Really good to read these responses. Thanks.


What on earth are you doing on DCUM?
Anonymous
Anonymous wrote:
Anonymous wrote:OP here. Thanks a lot and I know I sounded like an idiot. Yeah I'm 23 year old white male, and I guess it seems like a more recent and important experience (college) so my peers and I are still in that mentality.

Really good to read these responses. Thanks.


What on earth are you doing on DCUM?


There are a lot of 20-something single yuppies on this forum. I came here a year ago and had no idea it was a parenting forum. I just found a thread on google, thought it was interesting, looked at the rest of the forum, and stayed around.
Anonymous
SOOO many posts about how much people spend/waste on an Ivy League education. My Ivy League school was/is cheaper than most private schools, gives extremely generous financial aid, and after 4 years of a fantastic education, I left without debt (and none for my parents). However, now partly thanks to my great education, I make too much money for my kids to get financial aid. Top private schools have far more generous financial aid than even most public schools. I was lower middle class, public school educated, and still felt accepted and happy at my Ivy (it helped that for the first time, no one ostracized me for being a smart nerd!).
Anonymous
Anonymous wrote:You know what, OP? Maybe you should go to an Ivy B-school, because then you will see that the Ivies aren't the magical places you are imagining them to be.

Seriously, though, the longer you are out of college the less it matter where you attended. You are judged far more on your accomplishments -- what you did with your degree and who you are as a person. Remember that.

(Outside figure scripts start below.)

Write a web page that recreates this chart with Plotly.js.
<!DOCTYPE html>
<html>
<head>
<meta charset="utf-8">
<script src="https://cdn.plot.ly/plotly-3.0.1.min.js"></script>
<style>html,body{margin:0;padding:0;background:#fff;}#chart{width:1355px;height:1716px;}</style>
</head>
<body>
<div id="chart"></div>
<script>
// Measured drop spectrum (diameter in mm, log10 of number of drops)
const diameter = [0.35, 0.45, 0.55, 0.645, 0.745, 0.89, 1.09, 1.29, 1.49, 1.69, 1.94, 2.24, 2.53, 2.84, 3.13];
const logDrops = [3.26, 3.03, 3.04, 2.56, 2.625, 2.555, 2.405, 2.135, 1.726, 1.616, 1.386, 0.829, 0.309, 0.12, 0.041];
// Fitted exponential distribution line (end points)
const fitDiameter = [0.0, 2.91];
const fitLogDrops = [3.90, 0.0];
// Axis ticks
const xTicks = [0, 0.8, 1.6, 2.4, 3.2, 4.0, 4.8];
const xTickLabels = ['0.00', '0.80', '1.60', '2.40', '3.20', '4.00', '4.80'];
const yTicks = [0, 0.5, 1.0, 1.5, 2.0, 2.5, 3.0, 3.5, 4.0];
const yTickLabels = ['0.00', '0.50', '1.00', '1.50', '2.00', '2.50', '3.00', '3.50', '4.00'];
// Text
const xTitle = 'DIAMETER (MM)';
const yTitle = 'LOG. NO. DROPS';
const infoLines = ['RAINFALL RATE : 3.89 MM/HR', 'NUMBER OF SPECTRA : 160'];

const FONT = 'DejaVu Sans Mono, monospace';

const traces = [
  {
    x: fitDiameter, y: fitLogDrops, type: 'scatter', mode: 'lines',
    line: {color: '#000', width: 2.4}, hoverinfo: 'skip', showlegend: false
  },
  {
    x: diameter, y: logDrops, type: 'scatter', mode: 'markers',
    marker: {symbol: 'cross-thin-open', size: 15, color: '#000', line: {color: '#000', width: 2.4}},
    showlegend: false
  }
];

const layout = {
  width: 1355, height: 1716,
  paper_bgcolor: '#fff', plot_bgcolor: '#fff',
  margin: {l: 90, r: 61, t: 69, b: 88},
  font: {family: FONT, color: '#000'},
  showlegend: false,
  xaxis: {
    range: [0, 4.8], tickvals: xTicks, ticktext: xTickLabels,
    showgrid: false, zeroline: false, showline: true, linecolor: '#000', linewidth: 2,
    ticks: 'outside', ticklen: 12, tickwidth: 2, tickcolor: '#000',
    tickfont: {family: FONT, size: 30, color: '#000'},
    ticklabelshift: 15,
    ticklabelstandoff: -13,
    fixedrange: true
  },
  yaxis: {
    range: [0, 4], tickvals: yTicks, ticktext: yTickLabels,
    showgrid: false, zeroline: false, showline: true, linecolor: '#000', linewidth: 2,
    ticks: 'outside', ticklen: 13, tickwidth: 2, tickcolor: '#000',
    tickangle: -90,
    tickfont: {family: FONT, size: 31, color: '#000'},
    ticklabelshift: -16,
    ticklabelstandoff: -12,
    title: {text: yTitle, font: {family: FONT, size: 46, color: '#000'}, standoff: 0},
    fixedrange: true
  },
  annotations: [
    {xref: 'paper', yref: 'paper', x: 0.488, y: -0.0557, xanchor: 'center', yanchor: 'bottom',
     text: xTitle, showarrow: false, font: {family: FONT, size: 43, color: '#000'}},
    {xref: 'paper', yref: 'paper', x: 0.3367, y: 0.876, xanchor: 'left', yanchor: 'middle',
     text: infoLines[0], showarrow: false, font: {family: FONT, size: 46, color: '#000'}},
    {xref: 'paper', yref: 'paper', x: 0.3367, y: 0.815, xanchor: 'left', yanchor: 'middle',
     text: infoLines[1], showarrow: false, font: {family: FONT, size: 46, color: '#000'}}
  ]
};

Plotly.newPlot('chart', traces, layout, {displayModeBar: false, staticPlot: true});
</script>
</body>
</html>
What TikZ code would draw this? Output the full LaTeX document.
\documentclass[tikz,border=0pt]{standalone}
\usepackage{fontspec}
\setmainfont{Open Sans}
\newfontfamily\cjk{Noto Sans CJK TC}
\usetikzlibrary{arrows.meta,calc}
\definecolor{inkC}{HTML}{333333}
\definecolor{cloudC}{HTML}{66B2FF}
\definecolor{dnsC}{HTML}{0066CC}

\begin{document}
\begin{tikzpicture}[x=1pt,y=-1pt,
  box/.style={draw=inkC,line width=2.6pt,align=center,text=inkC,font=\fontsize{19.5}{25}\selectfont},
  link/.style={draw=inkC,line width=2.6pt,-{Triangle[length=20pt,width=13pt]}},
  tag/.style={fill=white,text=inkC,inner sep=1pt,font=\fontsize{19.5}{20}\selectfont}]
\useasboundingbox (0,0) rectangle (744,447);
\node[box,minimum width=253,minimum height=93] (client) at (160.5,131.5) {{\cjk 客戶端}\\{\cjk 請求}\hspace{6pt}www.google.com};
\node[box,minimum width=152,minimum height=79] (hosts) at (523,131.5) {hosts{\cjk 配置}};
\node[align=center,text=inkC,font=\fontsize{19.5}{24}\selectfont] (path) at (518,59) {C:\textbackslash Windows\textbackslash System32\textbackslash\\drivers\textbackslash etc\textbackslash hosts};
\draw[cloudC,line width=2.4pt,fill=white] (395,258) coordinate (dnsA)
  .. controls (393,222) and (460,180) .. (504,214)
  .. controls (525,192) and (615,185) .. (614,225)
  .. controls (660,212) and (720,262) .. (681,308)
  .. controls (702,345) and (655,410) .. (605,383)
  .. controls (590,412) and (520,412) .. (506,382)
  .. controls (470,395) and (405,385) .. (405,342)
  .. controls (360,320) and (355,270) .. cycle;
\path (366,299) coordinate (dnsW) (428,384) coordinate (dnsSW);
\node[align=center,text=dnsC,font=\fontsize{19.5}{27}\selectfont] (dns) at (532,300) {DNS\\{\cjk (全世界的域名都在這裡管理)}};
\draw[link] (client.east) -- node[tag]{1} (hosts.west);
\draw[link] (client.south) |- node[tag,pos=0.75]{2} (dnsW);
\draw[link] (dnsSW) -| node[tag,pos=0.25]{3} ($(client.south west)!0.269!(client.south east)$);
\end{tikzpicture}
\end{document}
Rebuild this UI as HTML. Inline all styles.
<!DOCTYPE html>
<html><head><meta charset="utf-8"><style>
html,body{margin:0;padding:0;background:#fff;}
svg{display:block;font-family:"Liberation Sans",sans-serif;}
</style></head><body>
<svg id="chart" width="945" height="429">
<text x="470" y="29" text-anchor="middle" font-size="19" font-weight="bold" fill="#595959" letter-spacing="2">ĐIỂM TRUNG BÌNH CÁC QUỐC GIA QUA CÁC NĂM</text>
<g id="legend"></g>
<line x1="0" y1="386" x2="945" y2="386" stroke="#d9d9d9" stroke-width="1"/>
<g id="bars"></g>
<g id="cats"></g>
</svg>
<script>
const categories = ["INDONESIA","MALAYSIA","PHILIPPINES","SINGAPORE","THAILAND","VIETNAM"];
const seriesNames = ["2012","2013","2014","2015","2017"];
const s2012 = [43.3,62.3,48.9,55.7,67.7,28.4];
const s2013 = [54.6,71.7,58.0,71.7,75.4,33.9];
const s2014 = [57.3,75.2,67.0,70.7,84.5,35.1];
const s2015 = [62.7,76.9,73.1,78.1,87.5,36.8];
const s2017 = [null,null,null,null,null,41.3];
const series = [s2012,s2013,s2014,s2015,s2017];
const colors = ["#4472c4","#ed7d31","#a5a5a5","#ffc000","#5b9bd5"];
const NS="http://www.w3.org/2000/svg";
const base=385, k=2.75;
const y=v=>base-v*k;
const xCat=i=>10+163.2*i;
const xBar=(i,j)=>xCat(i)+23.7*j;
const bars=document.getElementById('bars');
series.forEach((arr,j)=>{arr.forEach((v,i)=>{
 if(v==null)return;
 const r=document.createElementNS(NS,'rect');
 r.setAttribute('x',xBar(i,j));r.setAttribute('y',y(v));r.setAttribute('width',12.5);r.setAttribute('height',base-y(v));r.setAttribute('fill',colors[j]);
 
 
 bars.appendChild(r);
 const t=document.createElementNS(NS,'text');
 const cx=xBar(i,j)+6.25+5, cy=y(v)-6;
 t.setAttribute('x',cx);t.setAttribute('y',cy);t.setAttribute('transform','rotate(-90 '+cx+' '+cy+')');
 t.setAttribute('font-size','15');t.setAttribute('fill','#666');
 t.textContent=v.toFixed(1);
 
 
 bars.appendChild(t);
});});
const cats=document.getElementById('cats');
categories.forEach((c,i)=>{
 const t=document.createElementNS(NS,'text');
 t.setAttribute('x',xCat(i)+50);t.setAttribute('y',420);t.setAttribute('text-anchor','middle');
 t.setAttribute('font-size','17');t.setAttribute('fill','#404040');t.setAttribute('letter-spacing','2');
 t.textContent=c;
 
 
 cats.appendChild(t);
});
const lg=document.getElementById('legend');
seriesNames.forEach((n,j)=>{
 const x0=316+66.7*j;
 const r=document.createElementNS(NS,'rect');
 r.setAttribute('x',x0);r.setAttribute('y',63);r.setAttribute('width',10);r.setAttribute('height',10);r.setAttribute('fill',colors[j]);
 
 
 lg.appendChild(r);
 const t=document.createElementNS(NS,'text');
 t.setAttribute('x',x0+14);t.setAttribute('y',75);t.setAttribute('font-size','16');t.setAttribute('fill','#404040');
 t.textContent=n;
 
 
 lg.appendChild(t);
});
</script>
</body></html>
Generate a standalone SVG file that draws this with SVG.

This. I went to an Ivy, I held a highly-recognized name scholarship, and my guess is that at least ten percent of my classmates were mental defectives and/or budding addiction cases of some flavor or another. Having lived here for a number of years, I have met a huge number of alums of two particular smaller VA publics who are more clever, better-functioning, and more impressive than most of my Ivy classmates.

Anonymous
I have to be honest though, Ivies do clump together, at a function 2 women discovered they both went to the same Ivy, and off to the races they were. I, a state school grad, was speechless. I also admit I steer my kids away from Ivies. I have a big Chip........
Anonymous
Anonymous wrote:
Anonymous wrote:I think the problem is that you are young and your world view is small. This happens to all of us. We tend to compare ourselves with those we know- our friends, our neighbors, our coworkers. If you get out of your circle and travel the country or the world or even just read a lot about how others live you will not feel this any longer. You will realize this as you get older too. Once you get past that first job and have worked for different places you realize no one cares or asks where you went to college.
This is great advice. I moved into a neighborhood where many of my neighbors are janitors and security guards. You realize that people who work hard and care for their families deserve respect regardless of whether they went to a top college or not -- or even went to college at all.[/quotte

You are beautiful
Anonymous
I think you need to google how many CEO's of several top companies didn't even go to college or dropped out! That might shed some light on truly how miniscule the college name is, in the end it's about what you are doing NOW.

My own husband graduated from a respectable state school, his brother a top Ivy, his brother is an "aspiring writer" and programmer who makes a decent living but nothing out of this world, my husband however had the fire in his belly and went onto start his own very successful company which was bought out last year. Let me tell you not once does he think that he is less than because he doesn't have an Ivy degree. Sure at the time he felt a little inferior but its so much more about progressing and moving on and seeing what you are doing with your life NOW. Don't look back, it will impede you, charge ahead and seize the day and show those Ivies what you are capable of!
Anonymous
Anonymous wrote:I think you need to google how many CEO's of several top companies didn't even go to college or dropped out! That might shed some light on truly how miniscule the college name is, in the end it's about what you are doing NOW.



Yes, because your college drop-out kid can be the next Zuckerberg or Gates, too!
Anonymous
I like 9:45. Either you have snobby friends or you are imagining this. I went to harvard undergrad and law but I sure don't hang out with other harvard people nor can I list the Ivies. I don't advertise it. Usually other people are surprised because they think I'm "just a mom". Welcome to sexism. But, really, this isn't normal behavior or you are misperceiving something.